For the copy, please give all of the data again exactly and leave the pictures out.

━━━━━━━━━━━━━━━━━━━━

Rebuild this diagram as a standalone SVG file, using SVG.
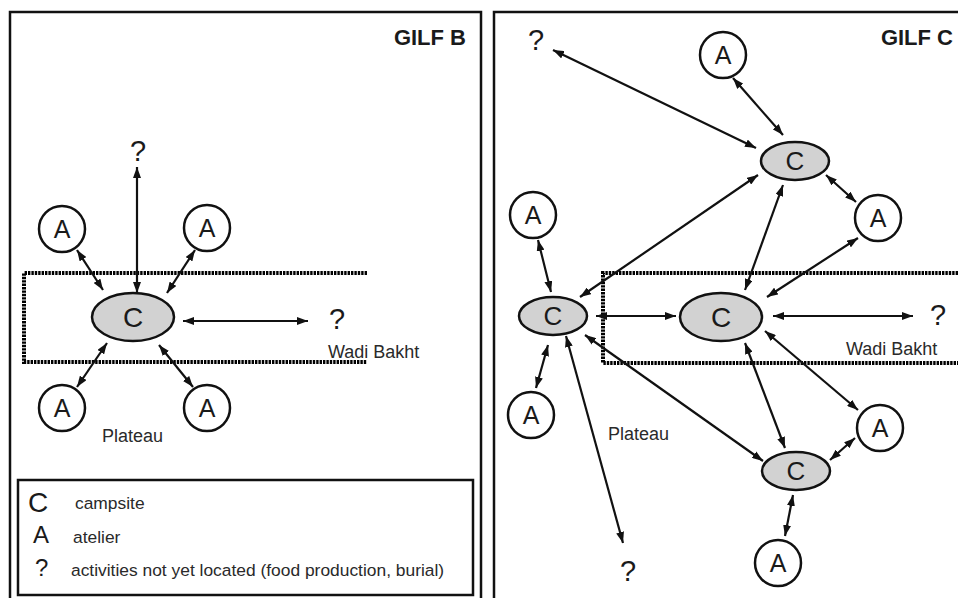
<svg xmlns="http://www.w3.org/2000/svg" width="958" height="598" viewBox="0 0 958 598">
  <defs>
    <marker id="ah" viewBox="0 0 11 8" refX="11" refY="4" markerWidth="11" markerHeight="8" markerUnits="userSpaceOnUse" orient="auto-start-reverse">
      <path d="M0,0 L11,4 L0,8 z" fill="#111"/>
    </marker>
    <style>
      .panel { fill: none; stroke: #111; stroke-width: 2.5; }
      .zone { fill: none; stroke: #000; stroke-width: 4; stroke-dasharray: 2.4 1; }
      .atelier { fill: #fff; stroke: #111; stroke-width: 2.5; }
      .camp { fill: #d2d2d2; stroke: #111; stroke-width: 2.5; }
      .conn path { fill: none; stroke: #111; stroke-width: 2.2; marker-start: url(#ah); marker-end: url(#ah); }
      text { font-family: "Liberation Sans", Arial, sans-serif; fill: #1a1a1a; }
      .title { font-size: 22px; font-weight: bold; text-anchor: end; }
      .a { font-size: 25px; text-anchor: middle; }
      .c { font-size: 28px; text-anchor: middle; }
      .cs { font-size: 26px; text-anchor: middle; }
      .q { font-size: 29px; text-anchor: middle; }
      .lbl { font-size: 18px; fill: #2a2a2a; }
      .leg { font-size: 17.4px; fill: #2a2a2a; }
    </style>
  </defs>
  <rect width="958" height="598" fill="#fff"/>

  <!-- panel frames -->
  <rect class="panel" x="10" y="12" width="471" height="600"/>
  <rect class="panel" x="494" y="12" width="480" height="600"/>

  <!-- Wadi Bakht zones -->
  <path class="zone" d="M367,273 H24 V362 H367"/>
  <path class="zone" d="M958,273 H603 V363 H958"/>

  <text class="title" x="466" y="45">GILF B</text>
  <text class="title" x="953" y="45">GILF C</text>

  <text class="lbl" x="328" y="358">Wadi Bakht</text>
  <text class="lbl" x="102" y="442">Plateau</text>
  <text class="lbl" x="846" y="355">Wadi Bakht</text>
  <text class="lbl" x="608" y="440">Plateau</text>

  <!-- connectors -->
  <g id="connectors" class="conn">
    <!-- Gilf B -->
    <path d="M137,293 L137,167"/>
    <path d="M77,250 L103,290"/>
    <path d="M195,250 L167,293"/>
    <path d="M183,321 L308,321"/>
    <path d="M107,343 L77,387"/>
    <path d="M159,345 L193,387"/>
    <!-- Gilf C -->
    <path d="M553,50 L756,148"/>
    <path d="M733,78 L783,135"/>
    <path d="M826,175 L856,202"/>
    <path d="M580,297 L758,175"/>
    <path d="M783,185 L745,290"/>
    <path d="M858,238 L767,297"/>
    <path d="M538,240 L551,292"/>
    <path d="M596,316 L676,316"/>
    <path d="M773,316 L913,316"/>
    <path d="M548,345 L536,388"/>
    <path d="M566,336 L623,543"/>
    <path d="M585,335 L763,461"/>
    <path d="M745,343 L785,448"/>
    <path d="M765,331 L858,410"/>
    <path d="M830,460 L855,438"/>
    <path d="M793,495 L785,536"/>
  </g>

  <!-- Gilf B nodes -->
  <g id="b-camp">
    <ellipse class="camp" cx="133" cy="317" rx="41" ry="24"/>
    <text class="c" x="133" y="327">C</text>
  </g>
  <g id="b-q-top"><text class="q" x="138" y="161">?</text></g>
  <g id="b-q-right"><text class="q" x="337" y="329">?</text></g>
  <g id="b-a1"><circle class="atelier" cx="62" cy="229" r="23"/><text class="a" x="62" y="238">A</text></g>
  <g id="b-a2"><circle class="atelier" cx="207" cy="228" r="23"/><text class="a" x="207" y="237">A</text></g>
  <g id="b-a3"><circle class="atelier" cx="62" cy="408" r="23"/><text class="a" x="62" y="417">A</text></g>
  <g id="b-a4"><circle class="atelier" cx="207" cy="408" r="23"/><text class="a" x="207" y="417">A</text></g>

  <!-- legend -->
  <g id="legend">
    <rect x="18" y="480" width="455" height="115" fill="none" stroke="#111" stroke-width="2.5"/>
    <text x="28" y="512" style="font-size:28px">C</text>
    <text class="leg" x="75" y="509">campsite</text>
    <text x="33" y="543" style="font-size:24px">A</text>
    <text class="leg" x="73" y="543">atelier</text>
    <text x="35" y="576" style="font-size:24px">?</text>
    <text class="leg" x="71" y="576">activities not yet located (food production, burial)</text>
  </g>

  <!-- Gilf C nodes -->
  <g id="c-q-top"><text class="q" x="536" y="50">?</text></g>
  <g id="c-a-top"><circle class="atelier" cx="723" cy="55" r="23"/><text class="a" x="723" y="64">A</text></g>
  <g id="c-camp-top"><ellipse class="camp" cx="795" cy="161" rx="34" ry="19"/><text class="cs" x="795" y="170">C</text></g>
  <g id="c-a-right-up"><circle class="atelier" cx="878" cy="218" r="23"/><text class="a" x="878" y="227">A</text></g>
  <g id="c-a-left"><circle class="atelier" cx="533" cy="215" r="23"/><text class="a" x="533" y="224">A</text></g>
  <g id="c-camp-left"><ellipse class="camp" cx="553" cy="316" rx="34" ry="19"/><text class="cs" x="553" y="325">C</text></g>
  <g id="c-camp-mid"><ellipse class="camp" cx="721" cy="317" rx="41" ry="24"/><text class="c" x="721" y="327">C</text></g>
  <g id="c-q-right"><text class="q" x="938" y="325">?</text></g>
  <g id="c-a-left-low"><circle class="atelier" cx="531" cy="415" r="23"/><text class="a" x="531" y="424">A</text></g>
  <g id="c-a-right-low"><circle class="atelier" cx="880" cy="428" r="23"/><text class="a" x="880" y="437">A</text></g>
  <g id="c-camp-bottom"><ellipse class="camp" cx="796" cy="471" rx="34" ry="19"/><text class="cs" x="796" y="480">C</text></g>
  <g id="c-a-bottom"><circle class="atelier" cx="778" cy="563" r="23"/><text class="a" x="778" y="572">A</text></g>
  <g id="c-q-bottom"><text class="q" x="628" y="581">?</text></g>
</svg>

━━━━━━━━━━━━━━━━━━━━

— Output below —
Rebuild this diagram as a standalone SVG file, using SVG.
<svg xmlns="http://www.w3.org/2000/svg" width="958" height="598" viewBox="0 0 958 598">
  <defs>
    <marker id="ah" viewBox="0 0 11 8" refX="11" refY="4" markerWidth="11" markerHeight="8" markerUnits="userSpaceOnUse" orient="auto-start-reverse">
      <path d="M0,0 L11,4 L0,8 z" fill="#111"/>
    </marker>
    <style>
      .panel { fill: none; stroke: #111; stroke-width: 2.5; }
      .zone { fill: none; stroke: #000; stroke-width: 4; stroke-dasharray: 2.4 1; }
      .atelier { fill: #fff; stroke: #111; stroke-width: 2.5; }
      .camp { fill: #d2d2d2; stroke: #111; stroke-width: 2.5; }
      .conn path { fill: none; stroke: #111; stroke-width: 2.2; marker-start: url(#ah); marker-end: url(#ah); }
      text { font-family: "Liberation Sans", Arial, sans-serif; fill: #1a1a1a; }
      .title { font-size: 22px; font-weight: bold; text-anchor: end; }
      .a { font-size: 25px; text-anchor: middle; }
      .c { font-size: 28px; text-anchor: middle; }
      .cs { font-size: 26px; text-anchor: middle; }
      .q { font-size: 29px; text-anchor: middle; }
      .lbl { font-size: 18px; fill: #2a2a2a; }
      .leg { font-size: 17.4px; fill: #2a2a2a; }
    </style>
  </defs>
  <rect width="958" height="598" fill="#fff"/>

  <!-- panel frames -->
  <rect class="panel" x="10" y="12" width="471" height="600"/>
  <rect class="panel" x="494" y="12" width="480" height="600"/>

  <!-- Wadi Bakht zones -->
  <path class="zone" d="M367,273 H24 V362 H367"/>
  <path class="zone" d="M958,273 H603 V363 H958"/>

  <text class="title" x="466" y="45">GILF B</text>
  <text class="title" x="953" y="45">GILF C</text>

  <text class="lbl" x="328" y="358">Wadi Bakht</text>
  <text class="lbl" x="102" y="442">Plateau</text>
  <text class="lbl" x="846" y="355">Wadi Bakht</text>
  <text class="lbl" x="608" y="440">Plateau</text>

  <!-- connectors -->
  <g id="connectors" class="conn">
    <!-- Gilf B -->
    <path d="M137,293 L137,167"/>
    <path d="M77,250 L103,290"/>
    <path d="M195,250 L167,293"/>
    <path d="M183,321 L308,321"/>
    <path d="M107,343 L77,387"/>
    <path d="M159,345 L193,387"/>
    <!-- Gilf C -->
    <path d="M553,50 L756,148"/>
    <path d="M733,78 L783,135"/>
    <path d="M826,175 L856,202"/>
    <path d="M580,297 L758,175"/>
    <path d="M783,185 L745,290"/>
    <path d="M858,238 L767,297"/>
    <path d="M538,240 L551,292"/>
    <path d="M596,316 L676,316"/>
    <path d="M773,316 L913,316"/>
    <path d="M548,345 L536,388"/>
    <path d="M566,336 L623,543"/>
    <path d="M585,335 L763,461"/>
    <path d="M745,343 L785,448"/>
    <path d="M765,331 L858,410"/>
    <path d="M830,460 L855,438"/>
    <path d="M793,495 L785,536"/>
  </g>

  <!-- Gilf B nodes -->
  <g id="b-camp">
    <ellipse class="camp" cx="133" cy="317" rx="41" ry="24"/>
    <text class="c" x="133" y="327">C</text>
  </g>
  <g id="b-q-top"><text class="q" x="138" y="161">?</text></g>
  <g id="b-q-right"><text class="q" x="337" y="329">?</text></g>
  <g id="b-a1"><circle class="atelier" cx="62" cy="229" r="23"/><text class="a" x="62" y="238">A</text></g>
  <g id="b-a2"><circle class="atelier" cx="207" cy="228" r="23"/><text class="a" x="207" y="237">A</text></g>
  <g id="b-a3"><circle class="atelier" cx="62" cy="408" r="23"/><text class="a" x="62" y="417">A</text></g>
  <g id="b-a4"><circle class="atelier" cx="207" cy="408" r="23"/><text class="a" x="207" y="417">A</text></g>

  <!-- legend -->
  <g id="legend">
    <rect x="18" y="480" width="455" height="115" fill="none" stroke="#111" stroke-width="2.5"/>
    <text x="28" y="512" style="font-size:28px">C</text>
    <text class="leg" x="75" y="509">campsite</text>
    <text x="33" y="543" style="font-size:24px">A</text>
    <text class="leg" x="73" y="543">atelier</text>
    <text x="35" y="576" style="font-size:24px">?</text>
    <text class="leg" x="71" y="576">activities not yet located (food production, burial)</text>
  </g>

  <!-- Gilf C nodes -->
  <g id="c-q-top"><text class="q" x="536" y="50">?</text></g>
  <g id="c-a-top"><circle class="atelier" cx="723" cy="55" r="23"/><text class="a" x="723" y="64">A</text></g>
  <g id="c-camp-top"><ellipse class="camp" cx="795" cy="161" rx="34" ry="19"/><text class="cs" x="795" y="170">C</text></g>
  <g id="c-a-right-up"><circle class="atelier" cx="878" cy="218" r="23"/><text class="a" x="878" y="227">A</text></g>
  <g id="c-a-left"><circle class="atelier" cx="533" cy="215" r="23"/><text class="a" x="533" y="224">A</text></g>
  <g id="c-camp-left"><ellipse class="camp" cx="553" cy="316" rx="34" ry="19"/><text class="cs" x="553" y="325">C</text></g>
  <g id="c-camp-mid"><ellipse class="camp" cx="721" cy="317" rx="41" ry="24"/><text class="c" x="721" y="327">C</text></g>
  <g id="c-q-right"><text class="q" x="938" y="325">?</text></g>
  <g id="c-a-left-low"><circle class="atelier" cx="531" cy="415" r="23"/><text class="a" x="531" y="424">A</text></g>
  <g id="c-a-right-low"><circle class="atelier" cx="880" cy="428" r="23"/><text class="a" x="880" y="437">A</text></g>
  <g id="c-camp-bottom"><ellipse class="camp" cx="796" cy="471" rx="34" ry="19"/><text class="cs" x="796" y="480">C</text></g>
  <g id="c-a-bottom"><circle class="atelier" cx="778" cy="563" r="23"/><text class="a" x="778" y="572">A</text></g>
  <g id="c-q-bottom"><text class="q" x="628" y="581">?</text></g>
</svg>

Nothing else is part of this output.